Count every line in the entries that follow where the word "this" appears, then state only the total.

-- START OF Raw data --

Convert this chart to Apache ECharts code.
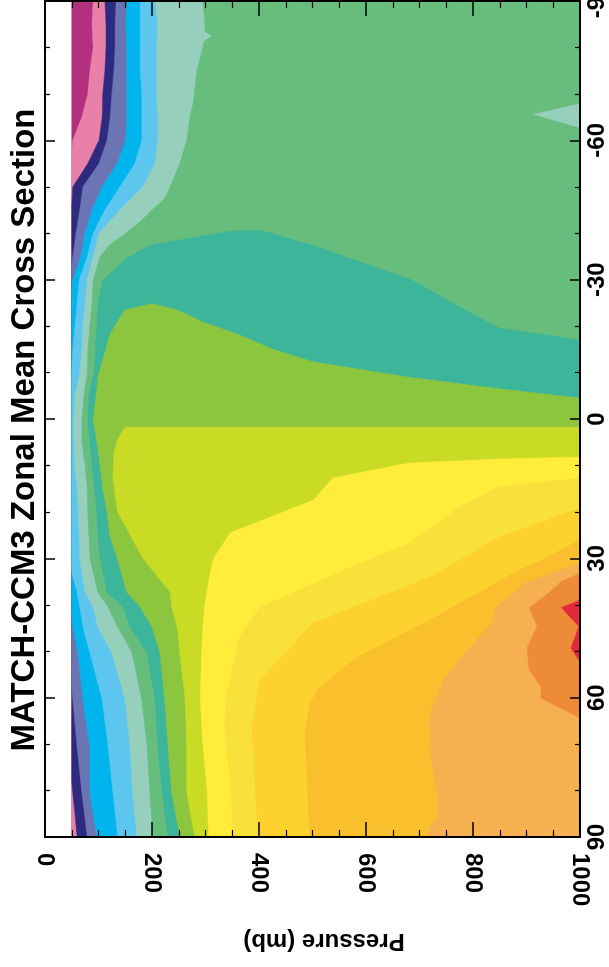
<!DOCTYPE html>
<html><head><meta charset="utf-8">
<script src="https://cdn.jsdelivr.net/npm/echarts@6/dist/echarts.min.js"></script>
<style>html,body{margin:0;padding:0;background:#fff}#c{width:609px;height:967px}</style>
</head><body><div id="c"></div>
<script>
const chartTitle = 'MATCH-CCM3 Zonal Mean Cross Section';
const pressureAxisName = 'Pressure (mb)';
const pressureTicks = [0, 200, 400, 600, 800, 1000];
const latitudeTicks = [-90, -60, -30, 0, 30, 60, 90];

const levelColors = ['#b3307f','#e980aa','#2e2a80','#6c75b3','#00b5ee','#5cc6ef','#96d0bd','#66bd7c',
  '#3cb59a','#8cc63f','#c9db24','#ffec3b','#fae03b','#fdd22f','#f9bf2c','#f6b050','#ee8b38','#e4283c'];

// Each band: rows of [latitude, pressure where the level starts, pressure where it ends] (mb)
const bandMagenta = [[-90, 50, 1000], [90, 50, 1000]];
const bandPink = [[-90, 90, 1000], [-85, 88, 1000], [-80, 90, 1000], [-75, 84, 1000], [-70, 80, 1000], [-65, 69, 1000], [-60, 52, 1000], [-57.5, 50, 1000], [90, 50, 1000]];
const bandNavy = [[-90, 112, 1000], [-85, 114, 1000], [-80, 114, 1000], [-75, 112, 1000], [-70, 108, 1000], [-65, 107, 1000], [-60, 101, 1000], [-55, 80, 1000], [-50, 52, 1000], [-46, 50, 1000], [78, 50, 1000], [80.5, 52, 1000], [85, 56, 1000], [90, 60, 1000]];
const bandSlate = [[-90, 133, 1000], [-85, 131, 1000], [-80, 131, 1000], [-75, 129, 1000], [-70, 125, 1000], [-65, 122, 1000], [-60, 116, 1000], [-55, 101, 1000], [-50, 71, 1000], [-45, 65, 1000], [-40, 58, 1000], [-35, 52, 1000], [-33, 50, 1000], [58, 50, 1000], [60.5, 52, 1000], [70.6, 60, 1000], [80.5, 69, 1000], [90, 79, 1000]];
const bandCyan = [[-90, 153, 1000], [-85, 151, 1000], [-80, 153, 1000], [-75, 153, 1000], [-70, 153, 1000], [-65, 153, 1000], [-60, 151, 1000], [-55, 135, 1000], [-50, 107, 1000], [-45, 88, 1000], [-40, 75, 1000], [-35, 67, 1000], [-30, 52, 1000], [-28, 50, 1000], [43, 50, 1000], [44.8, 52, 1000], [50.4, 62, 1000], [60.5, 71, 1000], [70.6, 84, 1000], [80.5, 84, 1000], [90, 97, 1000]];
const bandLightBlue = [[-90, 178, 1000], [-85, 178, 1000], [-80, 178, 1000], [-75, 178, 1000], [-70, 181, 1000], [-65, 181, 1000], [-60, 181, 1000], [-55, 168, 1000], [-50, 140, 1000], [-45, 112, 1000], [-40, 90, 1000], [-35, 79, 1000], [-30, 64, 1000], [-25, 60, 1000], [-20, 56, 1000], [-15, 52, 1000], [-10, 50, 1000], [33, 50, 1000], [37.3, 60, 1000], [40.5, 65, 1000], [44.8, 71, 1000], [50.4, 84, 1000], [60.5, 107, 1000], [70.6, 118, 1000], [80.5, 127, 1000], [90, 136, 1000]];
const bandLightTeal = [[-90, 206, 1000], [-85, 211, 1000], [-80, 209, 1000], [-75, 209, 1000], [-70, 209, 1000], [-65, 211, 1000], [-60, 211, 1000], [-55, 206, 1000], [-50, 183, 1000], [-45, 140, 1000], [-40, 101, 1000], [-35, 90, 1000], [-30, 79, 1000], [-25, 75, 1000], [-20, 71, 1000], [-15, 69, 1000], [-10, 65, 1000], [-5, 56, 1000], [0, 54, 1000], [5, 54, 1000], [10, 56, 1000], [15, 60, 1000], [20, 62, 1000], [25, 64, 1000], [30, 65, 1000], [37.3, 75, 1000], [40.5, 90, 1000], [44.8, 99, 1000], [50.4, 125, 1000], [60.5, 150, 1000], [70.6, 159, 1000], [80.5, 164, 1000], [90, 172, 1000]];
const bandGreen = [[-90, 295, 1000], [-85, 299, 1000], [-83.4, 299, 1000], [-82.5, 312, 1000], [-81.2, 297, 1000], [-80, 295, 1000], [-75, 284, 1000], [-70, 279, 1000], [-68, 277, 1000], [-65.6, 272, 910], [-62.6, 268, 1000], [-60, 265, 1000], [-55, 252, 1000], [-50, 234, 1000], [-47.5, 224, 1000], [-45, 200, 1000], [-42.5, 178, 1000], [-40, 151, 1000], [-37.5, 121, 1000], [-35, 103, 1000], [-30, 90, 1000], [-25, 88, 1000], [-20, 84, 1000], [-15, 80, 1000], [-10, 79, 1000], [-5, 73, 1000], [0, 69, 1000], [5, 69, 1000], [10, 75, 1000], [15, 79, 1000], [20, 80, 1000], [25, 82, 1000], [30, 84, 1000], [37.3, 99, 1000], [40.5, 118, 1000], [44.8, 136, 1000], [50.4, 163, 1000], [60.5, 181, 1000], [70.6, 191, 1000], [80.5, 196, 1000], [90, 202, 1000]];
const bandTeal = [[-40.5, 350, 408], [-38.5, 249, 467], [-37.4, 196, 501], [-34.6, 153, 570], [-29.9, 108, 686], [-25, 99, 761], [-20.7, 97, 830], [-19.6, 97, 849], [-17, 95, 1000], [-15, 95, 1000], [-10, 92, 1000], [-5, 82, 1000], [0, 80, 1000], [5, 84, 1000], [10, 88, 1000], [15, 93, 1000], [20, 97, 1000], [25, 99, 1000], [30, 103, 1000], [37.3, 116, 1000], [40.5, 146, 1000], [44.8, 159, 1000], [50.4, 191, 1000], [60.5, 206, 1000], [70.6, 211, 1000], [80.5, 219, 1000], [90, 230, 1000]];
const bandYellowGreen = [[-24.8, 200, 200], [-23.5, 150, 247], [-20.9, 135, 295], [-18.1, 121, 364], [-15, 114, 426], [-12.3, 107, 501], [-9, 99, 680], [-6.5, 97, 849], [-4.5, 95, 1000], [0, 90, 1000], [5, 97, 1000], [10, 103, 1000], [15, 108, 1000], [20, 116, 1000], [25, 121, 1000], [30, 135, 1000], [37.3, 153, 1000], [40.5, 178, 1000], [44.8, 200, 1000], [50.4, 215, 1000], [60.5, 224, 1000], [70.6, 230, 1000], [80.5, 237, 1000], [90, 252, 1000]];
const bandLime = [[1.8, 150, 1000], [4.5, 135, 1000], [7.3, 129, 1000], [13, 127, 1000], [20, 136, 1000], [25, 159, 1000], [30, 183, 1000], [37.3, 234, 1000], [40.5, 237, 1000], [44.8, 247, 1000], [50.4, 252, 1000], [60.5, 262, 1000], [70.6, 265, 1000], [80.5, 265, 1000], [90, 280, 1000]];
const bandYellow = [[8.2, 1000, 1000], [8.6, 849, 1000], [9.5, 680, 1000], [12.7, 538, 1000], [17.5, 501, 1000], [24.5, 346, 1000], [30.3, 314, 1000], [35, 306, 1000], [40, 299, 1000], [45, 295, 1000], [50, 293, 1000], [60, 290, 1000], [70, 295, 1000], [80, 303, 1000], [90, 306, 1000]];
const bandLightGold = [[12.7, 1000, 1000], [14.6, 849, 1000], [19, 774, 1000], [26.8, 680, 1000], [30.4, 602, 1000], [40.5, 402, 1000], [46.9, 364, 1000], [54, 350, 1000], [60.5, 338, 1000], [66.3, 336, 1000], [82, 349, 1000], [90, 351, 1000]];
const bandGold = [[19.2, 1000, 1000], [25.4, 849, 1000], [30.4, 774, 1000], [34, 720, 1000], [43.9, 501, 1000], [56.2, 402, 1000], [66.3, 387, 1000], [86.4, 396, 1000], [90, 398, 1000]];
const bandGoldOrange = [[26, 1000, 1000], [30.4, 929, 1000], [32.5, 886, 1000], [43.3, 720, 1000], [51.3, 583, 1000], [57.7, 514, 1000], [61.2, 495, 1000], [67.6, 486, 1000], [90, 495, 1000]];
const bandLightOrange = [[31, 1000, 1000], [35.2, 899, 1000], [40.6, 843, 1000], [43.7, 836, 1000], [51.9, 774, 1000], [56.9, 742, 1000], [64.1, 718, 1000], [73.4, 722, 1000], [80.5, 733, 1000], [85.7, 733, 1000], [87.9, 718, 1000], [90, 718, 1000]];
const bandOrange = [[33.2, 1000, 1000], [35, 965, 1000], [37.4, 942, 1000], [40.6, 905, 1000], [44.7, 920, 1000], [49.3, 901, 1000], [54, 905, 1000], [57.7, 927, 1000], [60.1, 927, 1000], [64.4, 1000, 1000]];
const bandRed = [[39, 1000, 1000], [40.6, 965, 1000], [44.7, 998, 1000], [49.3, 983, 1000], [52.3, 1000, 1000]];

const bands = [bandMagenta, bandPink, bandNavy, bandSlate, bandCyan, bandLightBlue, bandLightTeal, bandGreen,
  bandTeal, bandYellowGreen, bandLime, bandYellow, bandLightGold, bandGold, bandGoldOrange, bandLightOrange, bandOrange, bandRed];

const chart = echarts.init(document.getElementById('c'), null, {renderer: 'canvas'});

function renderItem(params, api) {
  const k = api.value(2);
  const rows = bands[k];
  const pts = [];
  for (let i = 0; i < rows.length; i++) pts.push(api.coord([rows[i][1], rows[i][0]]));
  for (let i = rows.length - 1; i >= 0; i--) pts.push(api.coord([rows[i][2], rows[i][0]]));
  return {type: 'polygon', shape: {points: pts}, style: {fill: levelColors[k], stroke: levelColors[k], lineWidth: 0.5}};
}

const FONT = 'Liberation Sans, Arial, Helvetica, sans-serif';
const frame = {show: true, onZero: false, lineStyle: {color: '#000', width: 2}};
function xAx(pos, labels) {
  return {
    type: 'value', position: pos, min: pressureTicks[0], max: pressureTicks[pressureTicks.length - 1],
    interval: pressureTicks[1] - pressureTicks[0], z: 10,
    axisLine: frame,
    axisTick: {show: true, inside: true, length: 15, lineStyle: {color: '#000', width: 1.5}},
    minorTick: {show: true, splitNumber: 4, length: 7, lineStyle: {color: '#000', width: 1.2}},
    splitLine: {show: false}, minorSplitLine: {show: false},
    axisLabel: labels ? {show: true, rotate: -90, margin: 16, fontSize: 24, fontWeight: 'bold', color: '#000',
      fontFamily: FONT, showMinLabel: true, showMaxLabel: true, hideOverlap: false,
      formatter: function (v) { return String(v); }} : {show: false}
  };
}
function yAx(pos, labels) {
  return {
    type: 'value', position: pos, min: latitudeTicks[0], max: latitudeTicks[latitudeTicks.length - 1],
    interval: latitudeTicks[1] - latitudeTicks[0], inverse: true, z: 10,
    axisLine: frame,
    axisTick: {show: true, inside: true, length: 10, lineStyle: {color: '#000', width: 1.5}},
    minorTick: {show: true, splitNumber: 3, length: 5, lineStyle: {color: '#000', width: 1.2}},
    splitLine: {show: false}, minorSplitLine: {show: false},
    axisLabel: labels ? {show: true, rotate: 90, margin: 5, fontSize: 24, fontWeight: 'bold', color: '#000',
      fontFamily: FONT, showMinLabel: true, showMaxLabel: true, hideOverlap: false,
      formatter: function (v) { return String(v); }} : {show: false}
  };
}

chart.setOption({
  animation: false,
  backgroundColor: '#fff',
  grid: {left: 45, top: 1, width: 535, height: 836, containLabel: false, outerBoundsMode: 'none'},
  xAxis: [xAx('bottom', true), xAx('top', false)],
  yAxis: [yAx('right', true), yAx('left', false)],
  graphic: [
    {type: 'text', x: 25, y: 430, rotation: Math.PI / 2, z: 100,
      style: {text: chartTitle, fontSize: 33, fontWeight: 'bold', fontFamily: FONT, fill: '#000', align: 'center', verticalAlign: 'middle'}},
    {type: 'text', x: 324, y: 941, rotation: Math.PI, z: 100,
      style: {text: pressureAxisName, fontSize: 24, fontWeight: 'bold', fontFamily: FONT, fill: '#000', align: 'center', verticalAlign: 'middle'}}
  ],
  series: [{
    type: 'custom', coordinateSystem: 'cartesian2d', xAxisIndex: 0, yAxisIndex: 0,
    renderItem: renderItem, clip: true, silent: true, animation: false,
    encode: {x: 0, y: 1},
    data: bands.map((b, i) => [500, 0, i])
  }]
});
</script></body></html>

-- END OF Raw data --
-- START OF Raw data --

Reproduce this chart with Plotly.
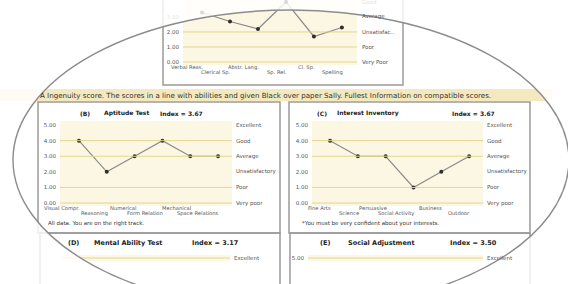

-- END OF Raw data --

Output of the task: 2